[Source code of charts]
===

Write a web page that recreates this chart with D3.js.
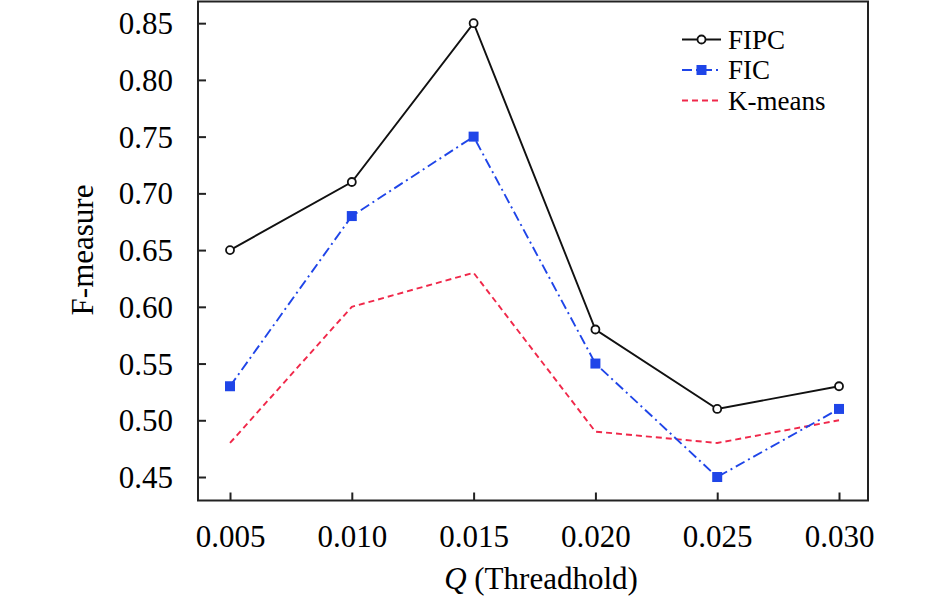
<!DOCTYPE html>
<html><head><meta charset="utf-8">
<script src="https://cdn.jsdelivr.net/npm/d3@7"></script>
<style>body{margin:0;background:#fff}svg{display:block}text{font-family:"Liberation Serif","Times New Roman",Times,serif;fill:#000}</style>
</head><body>
<svg id="c" width="945" height="606"></svg>
<script>
const categories = ["0.005","0.010","0.015","0.020","0.025","0.030"];
const xValues = [0.005,0.010,0.015,0.020,0.025,0.030];
const fipc = [0.65,0.71,0.85,0.58,0.51,0.53];
const fic = [0.53,0.68,0.75,0.55,0.45,0.51];
const kmeans = [0.48,0.60,0.63,0.49,0.48,0.50];
const yTicks = [0.45,0.50,0.55,0.60,0.65,0.70,0.75,0.80,0.85];
const seriesNames = ["FIPC","FIC","K-means"];

const svg = d3.select("#c");
const L=198, R=868, T=1.5, B=500.5;
const x = d3.scaleLinear().domain([0.003686,0.03119]).range([L,R]);
const y = d3.scaleLinear().domain([0.4293,0.8691]).range([B,T]);
const fs = 31;

svg.append("rect").attr("x",L).attr("y",T).attr("width",R-L).attr("height",B-T)
  .attr("fill","none").attr("stroke","#222").attr("stroke-width",2);

const xa = svg.append("g").attr("transform",`translate(0,${B})`)
  .call(d3.axisBottom(x).tickValues(xValues).tickSize(-8).tickPadding(0).tickFormat((d,i)=>categories[i]));
xa.attr("font-family",null).attr("font-size",null);
xa.select(".domain").remove();
xa.selectAll(".tick line").attr("stroke","#222").attr("stroke-width",2);
xa.selectAll(".tick text").attr("font-size",fs).attr("dy",null).attr("y",46).attr("fill","#000");

const ya = svg.append("g").attr("transform",`translate(${L},0)`)
  .call(d3.axisLeft(y).tickValues(yTicks).tickSize(-8).tickPadding(0).tickFormat(d3.format(".2f")));
ya.attr("font-family",null).attr("font-size",null);
ya.select(".domain").remove();
ya.selectAll(".tick line").attr("stroke","#222").attr("stroke-width",2);
ya.selectAll(".tick text").attr("font-size",fs).attr("x",-25).attr("dy","0.34em").attr("fill","#000");

svg.append("text").attr("transform","translate(93,250) rotate(-90)").attr("text-anchor","middle")
  .attr("font-size",fs).text("F-measure");
const xt = svg.append("text").attr("x",541).attr("y",589).attr("text-anchor","middle").attr("font-size",fs);
xt.append("tspan").attr("font-style","italic").text("Q");
xt.append("tspan").text(" (Threadhold)");

const line = d3.line().x((d,i)=>x(xValues[i])).y(d=>y(d));
const blue = "#1f45e8", red = "#f0284a";

svg.append("path").datum(kmeans).attr("d",line).attr("fill","none").attr("stroke",red)
  .attr("stroke-width",1.9).attr("stroke-dasharray","6,4");
svg.append("path").datum(fic).attr("d",line).attr("fill","none").attr("stroke",blue)
  .attr("stroke-width",1.9).attr("stroke-dasharray","10,4,2,4");
svg.append("path").datum(fipc).attr("d",line).attr("fill","none").attr("stroke","#111")
  .attr("stroke-width",1.9);

svg.selectAll(".sq").data(fic).enter().append("rect")
  .attr("x",(d,i)=>x(xValues[i])-5).attr("y",d=>y(d)-5).attr("width",10).attr("height",10).attr("fill",blue);
svg.selectAll(".ci").data(fipc).enter().append("circle")
  .attr("cx",(d,i)=>x(xValues[i])).attr("cy",d=>y(d)).attr("r",4)
  .attr("fill","#fff").attr("stroke","#111").attr("stroke-width",1.8);

const lg = svg.append("g");
const rows = [39.5,70,100.5];
const styles = [
  {stroke:"#111",dash:null},
  {stroke:blue,dash:"10,4,2,4"},
  {stroke:red,dash:"6,4"}
];
seriesNames.forEach((n,i)=>{
  lg.append("line").attr("x1",682).attr("x2",721).attr("y1",rows[i]).attr("y2",rows[i])
    .attr("stroke",styles[i].stroke).attr("stroke-width",1.9).attr("stroke-dasharray",styles[i].dash);
  lg.append("text").attr("x",728).attr("y",rows[i]).attr("dy","0.34em").attr("font-size",27).text(n);
});
lg.append("circle").attr("cx",701.5).attr("cy",rows[0]).attr("r",4).attr("fill","#fff").attr("stroke","#111").attr("stroke-width",1.8);
lg.append("rect").attr("x",696.5).attr("y",rows[1]-5).attr("width",10).attr("height",10).attr("fill",blue);
</script>
</body></html>
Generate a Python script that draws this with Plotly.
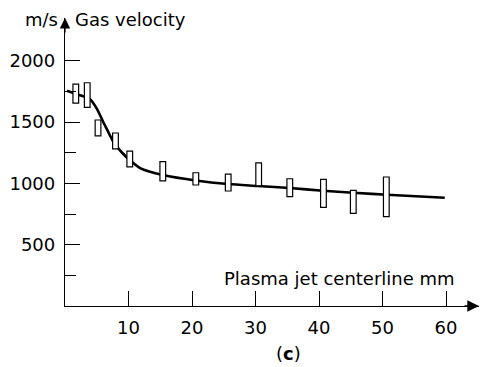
import plotly.graph_objects as go

# Smooth fitted curve
curve_x = [0.3, 2, 3.9, 5, 6, 7, 7.6, 9, 10.2, 12, 15.4, 20.8, 25.7, 30.4, 35.4, 40.6, 45.4, 50.7, 59.8]
curve_y = [1755, 1725, 1688, 1610, 1503, 1400, 1340, 1250, 1190, 1120, 1068, 1022, 995, 979, 962, 940, 924, 908, 883]

# Measurement ranges (open boxes)
box_x = [1.7, 3.5, 5.2, 7.95, 10.2, 15.4, 20.6, 25.7, 30.5, 35.4, 40.7, 45.4, 50.6]
box_low = [1655, 1620, 1387, 1281, 1134, 1020, 987, 938, 981, 892, 805, 756, 729]
box_high = [1810, 1821, 1517, 1411, 1264, 1177, 1087, 1076, 1168, 1038, 1033, 943, 1052]

x_ticks = [10, 20, 30, 40, 50, 60]
y_ticks = [500, 1000, 1500, 2000]
y_minor = [250, 750, 1250, 1750]

L, R, T, B = 65, 1, 18, 61
W, H = 480, 367
pw, ph = W - L - R, H - T - B
XR = [0, pw / 6.35]
YR = [0, ph / 61.3 * 500]
FONT = "DejaVu Sans, Verdana, sans-serif"
FS = 18

fig = go.Figure()
fig.add_trace(go.Scatter(x=curve_x, y=curve_y, mode="lines",
                         line=dict(color="black", width=2.6, shape="spline", smoothing=0.8),
                         xaxis="x", yaxis="y", hoverinfo="skip"))
fig.add_trace(go.Bar(x=box_x, y=[h - l for h, l in zip(box_high, box_low)], base=box_low,
                     width=0.9, marker=dict(color="white", line=dict(color="black", width=1.2)),
                     xaxis="x2", yaxis="y2", hoverinfo="skip"))

axis_common = dict(showgrid=False, zeroline=False, ticks="inside", tickcolor="black",
                   tickwidth=1.2, ticklen=15, tickfont=dict(family=FONT, size=FS, color="black"))

fig.update_layout(
    width=W, height=H,
    margin=dict(l=L, r=R, t=T, b=B),
    paper_bgcolor="white", plot_bgcolor="white",
    showlegend=False,
    xaxis=dict(range=XR, tickvals=x_ticks, showline=True, linecolor="black", linewidth=1.3,
               ticklabelstandoff=5, **axis_common),
    yaxis=dict(range=YR, tickvals=y_ticks, showline=True, linecolor="black", linewidth=1.3,
               minor=dict(tickvals=y_minor, ticks="inside", ticklen=11, tickcolor="black", tickwidth=1.2),
               ticklabelstandoff=5, **axis_common),
    xaxis2=dict(range=XR, overlaying="x", visible=False),
    yaxis2=dict(range=YR, overlaying="y", visible=False),
    annotations=[
        dict(x=1, y=0, xref="paper", yref="paper", ax=-16, ay=0, showarrow=True,
             arrowhead=2, arrowsize=1.8, arrowwidth=1.3, arrowcolor="black", text=""),
        dict(x=0, y=1, xref="paper", yref="paper", ax=0, ay=16, showarrow=True,
             arrowhead=2, arrowsize=1.6, arrowwidth=1.3, arrowcolor="black", text=""),
        dict(x=60, y=20, xref="paper", yref="paper", text="m/s", showarrow=False,
             xanchor="right", yanchor="middle", font=dict(family=FONT, size=FS, color="black")),
        dict(x=73, y=20, xref="paper", yref="paper", text="Gas velocity", showarrow=False,
             xanchor="left", yanchor="middle", font=dict(family=FONT, size=FS, color="black")),
        dict(x=457, y=278, xref="paper", yref="paper", text="Plasma jet centerline mm", showarrow=False,
             xanchor="right", yanchor="middle", font=dict(family=FONT, size=FS, color="black")),
        dict(x=288, y=353, xref="paper", yref="paper", text="(<b>c</b>)", showarrow=False,
             xanchor="center", yanchor="middle", font=dict(family=FONT, size=FS, color="black")),
    ],
)

# convert pixel positions of text annotations into paper coordinates
for a in fig.layout.annotations[2:]:
    a.x = (a.x - L) / pw
    a.y = (H - B - a.y) / ph

fig.write_html("out.html", config={"displayModeBar": False},
               post_script="document.body.style.margin='0';")
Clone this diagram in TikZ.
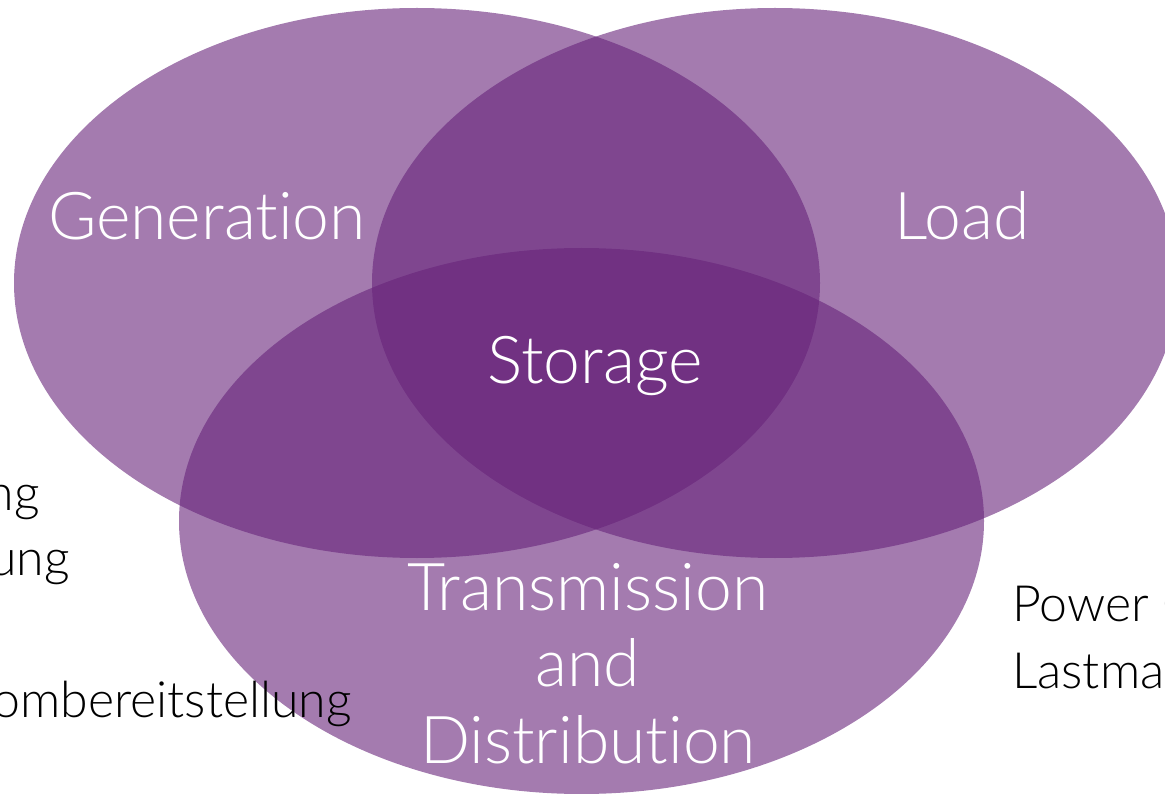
\documentclass[tikz,border=0pt]{standalone}
\usepackage{fontspec}
\setmainfont{Lato Light}[Ligatures={NoCommon,NoDiscretionary,NoRare}]
\definecolor{vennpurple}{RGB}{103,35,122}
\begin{document}
\begin{tikzpicture}[x=1pt,y=-1pt,
  venn/.style={fill=vennpurple, fill opacity=0.6},
  biglabel/.style={text=white, font=\fontsize{66}{76.5}\selectfont, inner sep=0pt, anchor=base},
  sidetext/.style={text=black, font=\fontsize{50}{60}\selectfont, inner sep=0pt}]
\useasboundingbox (0,0) rectangle (1165,794);
% circles
\fill[venn] (417,283) ellipse [x radius=403pt, y radius=275pt];
\fill[venn] (775,283) ellipse [x radius=403pt, y radius=275pt];
\fill[venn] (581.5,521) ellipse [x radius=402.5pt, y radius=273pt];
% labels
\node[biglabel] (gen) at (207,240) {Generation};
\node[biglabel] (load) at (962,240) {Load};
\node[biglabel] (stor) at (595,384) {Storage};
\node[biglabel] (trans) at (588,610) {Transmission};
\node[biglabel] (and) at (588,686) {and};
\node[biglabel] (dist) at (588,763) {Distribution};
% side texts
\node[sidetext, anchor=base east] (l1) at (40,510) {ng};
\node[sidetext, anchor=base east] (l2) at (70,575) {ung};
\node[sidetext, anchor=base east] (l3) at (352,717) {ombereitstellung};
\node[sidetext, anchor=base west] (r1) at (1012,621) {Power C};
\node[sidetext, anchor=base west] (r2) at (1012,688) {Lastma};
\end{tikzpicture}
\end{document}
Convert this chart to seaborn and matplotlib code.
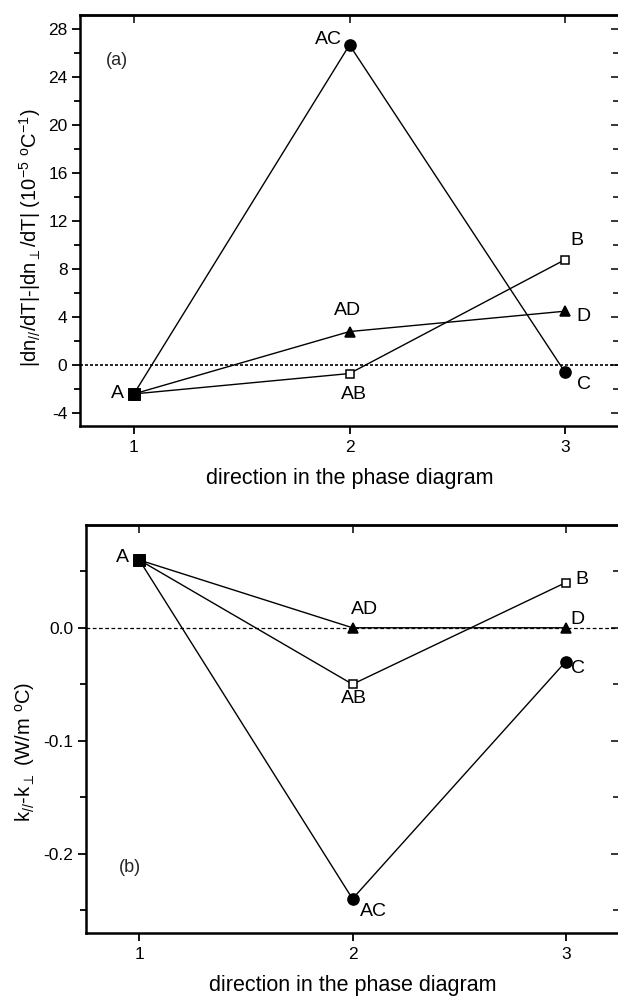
import matplotlib
matplotlib.use("Agg")
import matplotlib.pyplot as plt
from matplotlib.ticker import MultipleLocator, NullFormatter, FormatStrFormatter
import pandas as pd
import seaborn as sns

# Directions in the phase diagram
directions = [1, 2, 3]

# Panel (a): |dn_par/dT| - |dn_perp/dT|  (1e-5 / degC)
dn_AC = [-2.4, 26.7, -0.6]
dn_AD = [-2.4, 2.8, 4.5]
dn_AB = [-2.4, -0.7, 8.8]

# Panel (b): k_par - k_perp  (W/m degC)
k_AC = [0.06, -0.24, -0.03]
k_AD = [0.06, 0.0, 0.0]
k_AB = [0.06, -0.05, 0.04]

# Point names along each path
names_AC = ["A", "AC", "C"]
names_AD = ["A", "AD", "D"]
names_AB = ["A", "AB", "B"]

sns.set_theme(style="ticks")
plt.rcParams["font.family"] = ["Liberation Sans", "DejaVu Sans"]
plt.rcParams["mathtext.fontset"] = "custom"
plt.rcParams["mathtext.rm"] = "Liberation Sans"
plt.rcParams["mathtext.it"] = "Liberation Sans:italic"
plt.rcParams["mathtext.default"] = "regular"

W, H = 618, 996
fig = plt.figure(figsize=(W / 100, H / 100), dpi=100)

def frac(left, top, right, bottom):
    return [left / W, 1 - bottom / H, (right - left) / W, (bottom - top) / H]

ax1 = fig.add_axes(frac(80, 15, 619, 425.7))
ax2 = fig.add_axes(frac(86, 525, 619, 932.7))

series_style = {
    "AC": dict(marker="o", markersize=8, markerfacecolor="black"),
    "AD": dict(marker="^", markersize=7.5, markerfacecolor="black"),
    "AB": dict(marker="s", markersize=6, markerfacecolor="white"),
}

LABEL_SIZE = 14

def draw_panel(ax, data):
    for key in ["AC", "AD", "AB"]:
        df = pd.DataFrame({"direction": directions, "value": data[key]})
        sns.lineplot(data=df, x="direction", y="value", ax=ax, color="black",
                     linewidth=1.0, markeredgecolor="black", markeredgewidth=1.1,
                     zorder=3, **series_style[key])
    # common starting point A
    sns.scatterplot(x=[directions[0]], y=[data["AC"][0]], ax=ax, marker="s",
                    s=72, color="black", edgecolor="black", zorder=5)
    ax.set_xlim(0.75, 3.25)

def label(ax, x, y, text, dx, dy, ha="center", va="center"):
    ax.annotate(text, (x, y), xytext=(dx, dy), textcoords="offset pixels",
                ha=ha, va=va, fontsize=LABEL_SIZE, color="black", zorder=6)

def style_axes(ax, major, minor, fmt):
    for sp in ax.spines.values():
        sp.set_linewidth(1.8)
        sp.set_color("black")
    ax.set_xticks(directions)
    ax.xaxis.set_tick_params(which="major", direction="out", length=6,
                             width=1.3, labelsize=12.5, pad=4)
    ax.yaxis.set_major_locator(MultipleLocator(major))
    ax.yaxis.set_minor_locator(MultipleLocator(minor))
    ax.yaxis.set_major_formatter(fmt)
    ax.tick_params(axis="y", which="major", direction="out", length=6,
                   width=1.3, labelsize=12.5, pad=3, colors="black")
    ax.tick_params(axis="y", which="minor", direction="out", length=4,
                   width=1.3, colors="black")
    ax.tick_params(axis="x", colors="black")
    top = ax.secondary_xaxis("top")
    top.set_xticks(directions)
    top.tick_params(direction="in", length=6, width=1.3, labeltop=False)
    right = ax.secondary_yaxis("right")
    right.yaxis.set_major_locator(MultipleLocator(major))
    right.yaxis.set_minor_locator(MultipleLocator(minor))
    right.tick_params(which="major", direction="in", length=6, width=1.3,
                      labelright=False)
    right.tick_params(which="minor", direction="in", length=4, width=1.3)
    right.yaxis.set_major_formatter(NullFormatter())
    for sec in (top, right):
        for sp in sec.spines.values():
            sp.set_linewidth(1.8)
    ax.set_xlabel("direction in the phase diagram", fontsize=15.5, labelpad=10,
                  color="black")

# ---- panel (a)
dn = {"AC": dn_AC, "AD": dn_AD, "AB": dn_AB}
draw_panel(ax1, dn)
ax1.axhline(0, color="black", linewidth=1.2, linestyle=(0, (1.8, 1.2)), zorder=2)
ax1.set_ylim(-5.05, 29.2)
style_axes(ax1, 4, 2, FormatStrFormatter("%d"))
ax1.set_ylabel(r"|dn$_{//}$/dT|-|dn$_{\perp}$/dT| (10$^{-5}$ $^{o}$C$^{-1}$)",
               fontsize=14.5, color="black")
ax1.yaxis.set_label_coords(-0.069, 0.457)
ax1.text(0.069, 0.89, "(a)", transform=ax1.transAxes, fontsize=13,
         ha="center", va="center")
label(ax1, 1, dn_AC[0], names_AC[0], -10, 0, ha="right")
label(ax1, 2, dn_AC[1], names_AC[1], -8, 5, ha="right")
label(ax1, 3, dn_AC[2], names_AC[2], 12, -12, ha="left")
label(ax1, 2, dn_AD[1], names_AD[1], -2, 21)
label(ax1, 3, dn_AD[2], names_AD[2], 11, -5, ha="left")
label(ax1, 2, dn_AB[1], names_AB[1], 4, -21)
label(ax1, 3, dn_AB[2], names_AB[2], 5, 19, ha="left")

# ---- panel (b)
kk = {"AC": k_AC, "AD": k_AD, "AB": k_AB}
draw_panel(ax2, kk)
ax2.axhline(0, color="black", linewidth=0.9, linestyle=(0, (3, 2)), zorder=2)
ax2.set_ylim(-0.27, 0.091)
style_axes(ax2, 0.1, 0.05, FormatStrFormatter("%.1f"))
ax2.set_ylabel(r"k$_{//}$-k$_{\perp}$ (W/m $^{o}$C)", fontsize=14.5,
               color="black")
ax2.yaxis.set_label_coords(-0.092, 0.444)
ax2.text(0.083, 0.159, "(b)", transform=ax2.transAxes, fontsize=13,
         ha="center", va="center")
label(ax2, 1, k_AC[0], names_AC[0], -10, 3, ha="right")
label(ax2, 2, k_AC[1], names_AC[1], 7, -13, ha="left")
label(ax2, 3, k_AC[2], names_AC[2], 5, -7, ha="left")
label(ax2, 2, k_AD[1], names_AD[1], -2, 18, ha="left")
label(ax2, 3, k_AD[2], names_AD[2], 5, 8, ha="left")
label(ax2, 2, k_AB[1], names_AB[1], 1, -14)
label(ax2, 3, k_AB[2], names_AB[2], 10, 3, ha="left")

fig.savefig("out.png", dpi=100, facecolor="white")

===

*Request*.
Do not copy any pictures. Retype exactly the stretch from the line with "Convert this chart" through the line with "directions = [1, 2, 3]".

*Response to the task*.
Convert this chart to seaborn and matplotlib code.
import matplotlib
matplotlib.use("Agg")
import matplotlib.pyplot as plt
from matplotlib.ticker import MultipleLocator, NullFormatter, FormatStrFormatter
import pandas as pd
import seaborn as sns

# Directions in the phase diagram
directions = [1, 2, 3]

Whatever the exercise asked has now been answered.